Request -> Quote the whole listing word for word. Do not include the pictures.

Recorded information ->

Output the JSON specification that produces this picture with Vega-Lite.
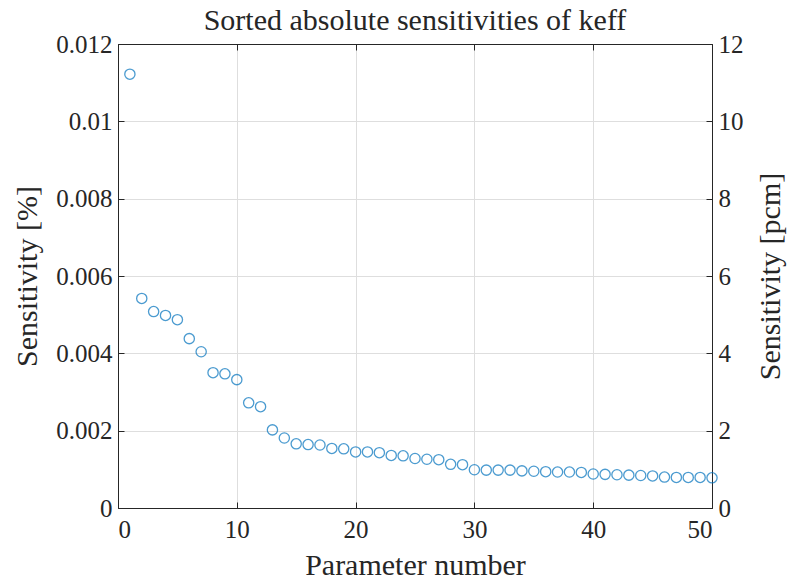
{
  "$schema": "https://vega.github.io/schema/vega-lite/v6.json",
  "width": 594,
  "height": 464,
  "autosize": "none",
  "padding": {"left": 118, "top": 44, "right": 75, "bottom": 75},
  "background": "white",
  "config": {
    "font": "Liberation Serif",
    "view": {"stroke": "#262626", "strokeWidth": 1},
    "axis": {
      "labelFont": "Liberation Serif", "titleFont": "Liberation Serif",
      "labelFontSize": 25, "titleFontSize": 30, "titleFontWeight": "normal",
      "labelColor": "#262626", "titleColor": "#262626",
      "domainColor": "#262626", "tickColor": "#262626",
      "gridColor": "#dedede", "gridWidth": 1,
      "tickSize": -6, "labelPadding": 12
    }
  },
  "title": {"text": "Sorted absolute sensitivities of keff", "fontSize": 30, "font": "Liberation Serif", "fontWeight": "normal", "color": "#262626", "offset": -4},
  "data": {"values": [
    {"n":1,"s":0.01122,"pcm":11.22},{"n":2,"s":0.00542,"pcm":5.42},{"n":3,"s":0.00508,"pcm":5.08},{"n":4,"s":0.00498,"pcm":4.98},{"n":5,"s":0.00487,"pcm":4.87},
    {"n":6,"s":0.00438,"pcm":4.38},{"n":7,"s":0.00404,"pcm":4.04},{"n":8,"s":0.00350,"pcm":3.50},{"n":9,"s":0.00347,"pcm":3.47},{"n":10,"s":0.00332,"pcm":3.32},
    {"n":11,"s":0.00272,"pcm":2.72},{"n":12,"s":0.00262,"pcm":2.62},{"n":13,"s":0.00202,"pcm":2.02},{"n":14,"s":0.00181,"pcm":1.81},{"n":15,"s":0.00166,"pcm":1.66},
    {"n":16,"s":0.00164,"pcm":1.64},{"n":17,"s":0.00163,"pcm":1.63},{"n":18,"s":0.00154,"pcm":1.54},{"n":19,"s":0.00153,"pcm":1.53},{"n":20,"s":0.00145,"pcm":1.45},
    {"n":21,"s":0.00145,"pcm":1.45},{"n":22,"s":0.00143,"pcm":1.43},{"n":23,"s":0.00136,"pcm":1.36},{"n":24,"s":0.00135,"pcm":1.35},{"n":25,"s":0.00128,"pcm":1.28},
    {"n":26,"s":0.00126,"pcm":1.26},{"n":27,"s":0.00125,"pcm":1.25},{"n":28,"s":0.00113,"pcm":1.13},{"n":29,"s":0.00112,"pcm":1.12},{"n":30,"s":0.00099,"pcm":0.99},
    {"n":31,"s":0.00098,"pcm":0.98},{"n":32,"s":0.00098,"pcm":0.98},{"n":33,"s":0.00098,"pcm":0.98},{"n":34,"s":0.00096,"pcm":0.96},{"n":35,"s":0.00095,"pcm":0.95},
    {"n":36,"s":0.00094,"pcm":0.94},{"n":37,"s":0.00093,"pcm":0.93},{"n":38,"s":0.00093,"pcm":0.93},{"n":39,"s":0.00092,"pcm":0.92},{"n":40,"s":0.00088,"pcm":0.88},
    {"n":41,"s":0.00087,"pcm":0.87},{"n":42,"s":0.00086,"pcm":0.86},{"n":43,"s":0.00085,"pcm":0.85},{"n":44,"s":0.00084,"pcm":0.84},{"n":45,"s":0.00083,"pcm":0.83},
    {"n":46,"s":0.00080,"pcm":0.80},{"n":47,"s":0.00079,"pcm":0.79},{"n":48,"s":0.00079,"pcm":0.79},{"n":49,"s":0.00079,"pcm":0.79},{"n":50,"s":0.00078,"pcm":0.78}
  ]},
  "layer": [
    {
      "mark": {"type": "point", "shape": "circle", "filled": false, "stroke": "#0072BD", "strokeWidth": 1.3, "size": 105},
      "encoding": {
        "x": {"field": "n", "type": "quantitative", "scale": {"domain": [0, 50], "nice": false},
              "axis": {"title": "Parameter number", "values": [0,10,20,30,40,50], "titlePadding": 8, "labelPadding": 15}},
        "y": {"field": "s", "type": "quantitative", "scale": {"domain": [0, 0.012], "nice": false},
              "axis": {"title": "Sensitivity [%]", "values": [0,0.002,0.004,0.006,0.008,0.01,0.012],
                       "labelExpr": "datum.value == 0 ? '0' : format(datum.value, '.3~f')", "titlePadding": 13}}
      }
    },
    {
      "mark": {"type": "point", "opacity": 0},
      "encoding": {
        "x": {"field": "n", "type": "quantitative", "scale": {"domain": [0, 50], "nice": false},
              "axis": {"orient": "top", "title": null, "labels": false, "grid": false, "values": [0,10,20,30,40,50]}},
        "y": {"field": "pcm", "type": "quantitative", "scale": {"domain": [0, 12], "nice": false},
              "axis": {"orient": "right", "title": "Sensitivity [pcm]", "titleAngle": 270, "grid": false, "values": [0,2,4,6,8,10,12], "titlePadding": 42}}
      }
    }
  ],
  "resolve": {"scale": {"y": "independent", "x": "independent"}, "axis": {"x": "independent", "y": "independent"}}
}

In response ->
Output the JSON specification that produces this picture with Vega-Lite.
{
  "$schema": "https://vega.github.io/schema/vega-lite/v6.json",
  "width": 594,
  "height": 464,
  "autosize": "none",
  "padding": {"left": 118, "top": 44, "right": 75, "bottom": 75},
  "background": "white",
  "config": {
    "font": "Liberation Serif",
    "view": {"stroke": "#262626", "strokeWidth": 1},
    "axis": {
      "labelFont": "Liberation Serif", "titleFont": "Liberation Serif",
      "labelFontSize": 25, "titleFontSize": 30, "titleFontWeight": "normal",
      "labelColor": "#262626", "titleColor": "#262626",
      "domainColor": "#262626", "tickColor": "#262626",
      "gridColor": "#dedede", "gridWidth": 1,
      "tickSize": -6, "labelPadding": 12
    }
  },
  "title": {"text": "Sorted absolute sensitivities of keff", "fontSize": 30, "font": "Liberation Serif", "fontWeight": "normal", "color": "#262626", "offset": -4},
  "data": {"values": [
    {"n":1,"s":0.01122,"pcm":11.22},{"n":2,"s":0.00542,"pcm":5.42},{"n":3,"s":0.00508,"pcm":5.08},{"n":4,"s":0.00498,"pcm":4.98},{"n":5,"s":0.00487,"pcm":4.87},
    {"n":6,"s":0.00438,"pcm":4.38},{"n":7,"s":0.00404,"pcm":4.04},{"n":8,"s":0.00350,"pcm":3.50},{"n":9,"s":0.00347,"pcm":3.47},{"n":10,"s":0.00332,"pcm":3.32},
    {"n":11,"s":0.00272,"pcm":2.72},{"n":12,"s":0.00262,"pcm":2.62},{"n":13,"s":0.00202,"pcm":2.02},{"n":14,"s":0.00181,"pcm":1.81},{"n":15,"s":0.00166,"pcm":1.66},
    {"n":16,"s":0.00164,"pcm":1.64},{"n":17,"s":0.00163,"pcm":1.63},{"n":18,"s":0.00154,"pcm":1.54},{"n":19,"s":0.00153,"pcm":1.53},{"n":20,"s":0.00145,"pcm":1.45},
    {"n":21,"s":0.00145,"pcm":1.45},{"n":22,"s":0.00143,"pcm":1.43},{"n":23,"s":0.00136,"pcm":1.36},{"n":24,"s":0.00135,"pcm":1.35},{"n":25,"s":0.00128,"pcm":1.28},
    {"n":26,"s":0.00126,"pcm":1.26},{"n":27,"s":0.00125,"pcm":1.25},{"n":28,"s":0.00113,"pcm":1.13},{"n":29,"s":0.00112,"pcm":1.12},{"n":30,"s":0.00099,"pcm":0.99},
    {"n":31,"s":0.00098,"pcm":0.98},{"n":32,"s":0.00098,"pcm":0.98},{"n":33,"s":0.00098,"pcm":0.98},{"n":34,"s":0.00096,"pcm":0.96},{"n":35,"s":0.00095,"pcm":0.95},
    {"n":36,"s":0.00094,"pcm":0.94},{"n":37,"s":0.00093,"pcm":0.93},{"n":38,"s":0.00093,"pcm":0.93},{"n":39,"s":0.00092,"pcm":0.92},{"n":40,"s":0.00088,"pcm":0.88},
    {"n":41,"s":0.00087,"pcm":0.87},{"n":42,"s":0.00086,"pcm":0.86},{"n":43,"s":0.00085,"pcm":0.85},{"n":44,"s":0.00084,"pcm":0.84},{"n":45,"s":0.00083,"pcm":0.83},
    {"n":46,"s":0.00080,"pcm":0.80},{"n":47,"s":0.00079,"pcm":0.79},{"n":48,"s":0.00079,"pcm":0.79},{"n":49,"s":0.00079,"pcm":0.79},{"n":50,"s":0.00078,"pcm":0.78}
  ]},
  "layer": [
    {
      "mark": {"type": "point", "shape": "circle", "filled": false, "stroke": "#0072BD", "strokeWidth": 1.3, "size": 105},
      "encoding": {
        "x": {"field": "n", "type": "quantitative", "scale": {"domain": [0, 50], "nice": false},
              "axis": {"title": "Parameter number", "values": [0,10,20,30,40,50], "titlePadding": 8, "labelPadding": 15}},
        "y": {"field": "s", "type": "quantitative", "scale": {"domain": [0, 0.012], "nice": false},
              "axis": {"title": "Sensitivity [%]", "values": [0,0.002,0.004,0.006,0.008,0.01,0.012],
                       "labelExpr": "datum.value == 0 ? '0' : format(datum.value, '.3~f')", "titlePadding": 13}}
      }
    },
    {
      "mark": {"type": "point", "opacity": 0},
      "encoding": {
        "x": {"field": "n", "type": "quantitative", "scale": {"domain": [0, 50], "nice": false},
              "axis": {"orient": "top", "title": null, "labels": false, "grid": false, "values": [0,10,20,30,40,50]}},
        "y": {"field": "pcm", "type": "quantitative", "scale": {"domain": [0, 12], "nice": false},
              "axis": {"orient": "right", "title": "Sensitivity [pcm]", "titleAngle": 270, "grid": false, "values": [0,2,4,6,8,10,12], "titlePadding": 42}}
      }
    }
  ],
  "resolve": {"scale": {"y": "independent", "x": "independent"}, "axis": {"x": "independent", "y": "independent"}}
}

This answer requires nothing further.